3. Send Directly To Publishers
There are multiple publishing houses, and all of them have websites with an email-id, where you can directly submit your manuscript. Make sure you carefully go through the guidelines of submission first to check what documents they require.
4. Hire An Agent
A literary agent is a third-party person who will send your submission to publishers and help you through the entire process after acceptance. They either charge some fee or take a royalty, but it’s easier to get accepted through an agent.
Self-publishing is common. Your book will surely find its way to the market but won’t have a publisher attached to its name. The author has to pay for printing, marketing, and sales. Printing copies by self-publishing is expensive and has a low chance of return.
However, there are success stories in self-publishing too. Click here to learn how this can be done.
With Kindle Direct Publishing (KDP), you can get your e-book out on Amazon Kindle. The process costs next to nothing and gives you more control. However, the chances of return are low.
These are the most common methods to get published. You can click here to know some more.
Was this article any help to you learn how to write a book and how to get it published? There is never a step-by-step procedure you can follow to learn how to write a book. Every writer has their way, whether they learn it or not. When writing, there is nothing more important than authenticity.

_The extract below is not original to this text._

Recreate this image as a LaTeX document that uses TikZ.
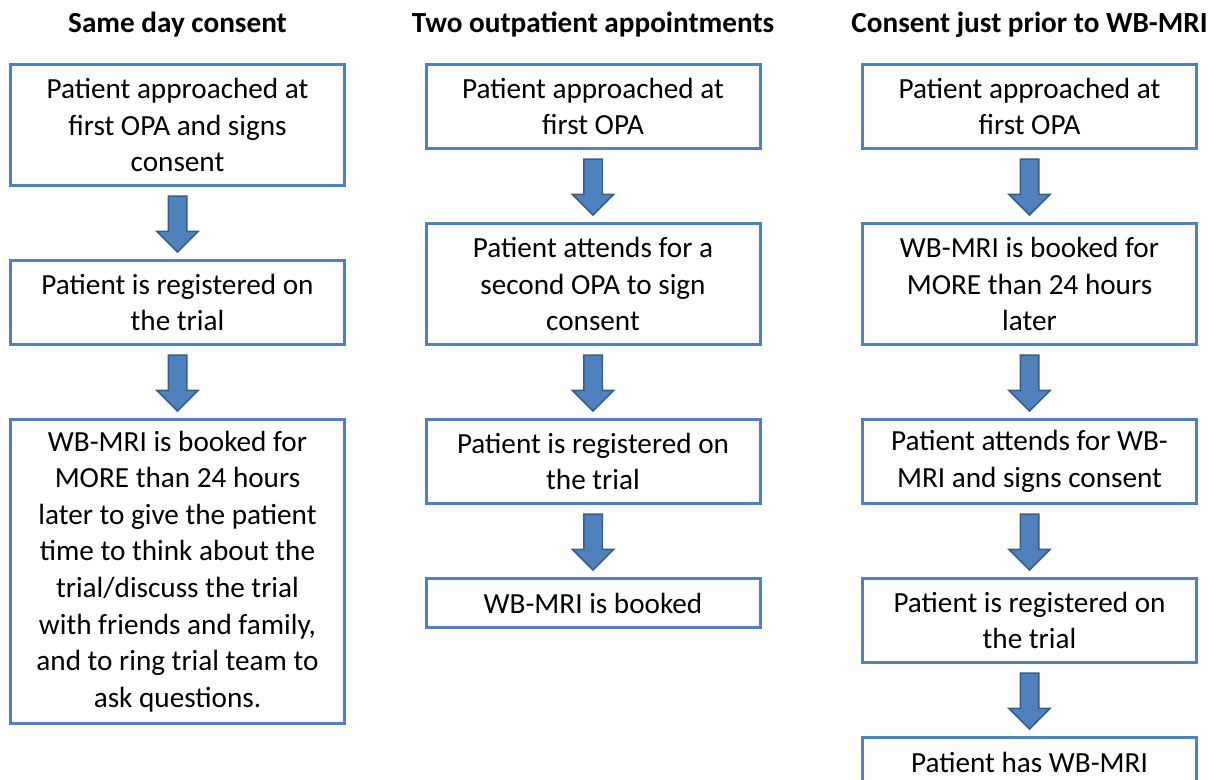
\documentclass[tikz,border=0pt]{standalone}
\usepackage{fontspec}
\setmainfont{Carlito}
\usetikzlibrary{
	positioning		% below=of placement
	, shapes.arrows	% block arrows between the steps
}
\definecolor{boxblue}{HTML}{4F81BD}
\definecolor{arrowedge}{HTML}{385D8A}

\begin{document}
\begin{tikzpicture}[
			stage/.style={
				rectangle,
				draw=boxblue, line width=1.5pt,
				minimum width=167pt,
				inner sep=0pt,
				align=center,
				font=\fontsize{14.6}{18.3}\selectfont
			},
			oneline/.style={minimum height=24.5pt},
			twolines/.style={minimum height=42pt},
			threelines/.style={minimum height=60.5pt},
			eightlines/.style={minimum height=152pt},
			downarrow/.style={
				single arrow,
				rotate=-90,
				pos=0.45,
				fill=boxblue, draw=arrowedge, line width=0.75pt,
				inner xsep=0pt, inner ysep=4.25pt,
				single arrow head extend=5.75pt,
				minimum height=28pt
			},
			heading/.style={
				font=\fontsize{14.6}{16}\selectfont\bfseries
			},
			node distance=36pt]

			\useasboundingbox (0,0) rectangle (608pt,-390pt);

			%%% Column headings
			\node [heading] (headsame) at (88.75pt,-12.5pt) {Same day consent};
			\node [heading] (headtwo) at (296.5pt,-12.5pt) {Two outpatient appointments};
			\node [heading] (headprior) at (514.75pt,-12.5pt) {Consent just prior to WB-MRI};

			%%% Same day consent
			\node [stage, threelines, anchor=north] (same1) at (88.75pt,-31.5pt) {Patient approached at\\first OPA and signs\\consent};
			\node [stage, twolines, below=of same1] (same2) {Patient is registered on\\the trial};
			\node [stage, eightlines, below=of same2] (same3) {WB-MRI is booked for\\MORE than 24 hours\\later to give the patient\\time to think about the\\trial/discuss the trial\\with friends and family,\\and to ring trial team to\\ask questions.};

			%%% Two outpatient appointments
			\node [stage, twolines, anchor=north] (two1) at (296.5pt,-31.5pt) {Patient approached at\\first OPA};
			\node [stage, threelines, below=of two1] (two2) {Patient attends for a\\second OPA to sign\\consent};
			\node [stage, twolines, below=of two2] (two3) {Patient is registered on\\the trial};
			\node [stage, oneline, below=of two3] (two4) {WB-MRI is booked};

			%%% Consent just prior to WB-MRI
			\node [stage, twolines, anchor=north] (prior1) at (514.75pt,-31.5pt) {Patient approached at\\first OPA};
			\node [stage, threelines, below=of prior1] (prior2) {WB-MRI is booked for\\MORE than 24 hours\\later};
			\node [stage, twolines, below=of prior2] (prior3) {Patient attends for WB-\\MRI and signs consent};
			\node [stage, twolines, below=of prior3] (prior4) {Patient is registered on\\the trial};
			\node [stage, oneline, below=of prior4] (prior5) {Patient has WB-MRI};

			% Block arrows between consecutive steps
			\path (same1) -- node [downarrow] {} (same2);
			\path (same2) -- node [downarrow] {} (same3);
			\path (two1) -- node [downarrow] {} (two2);
			\path (two2) -- node [downarrow] {} (two3);
			\path (two3) -- node [downarrow] {} (two4);
			\path (prior1) -- node [downarrow] {} (prior2);
			\path (prior2) -- node [downarrow] {} (prior3);
			\path (prior3) -- node [downarrow] {} (prior4);
			\path (prior4) -- node [downarrow] {} (prior5);

		\end{tikzpicture}
\end{document}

As a first-time writer, making money shouldn’t be your list. The literary world is a flaky business, making many hesitant to join it. But that reason isn’t worthy enough to stop you from writing or learning how to write a book.
Whether you are successful to make money off it or not, it is your way of creating a legacy. And the feeling of finishing your entire book, right from writing to editing, is so rewarding, you’d wonder why you didn’t do it sooner.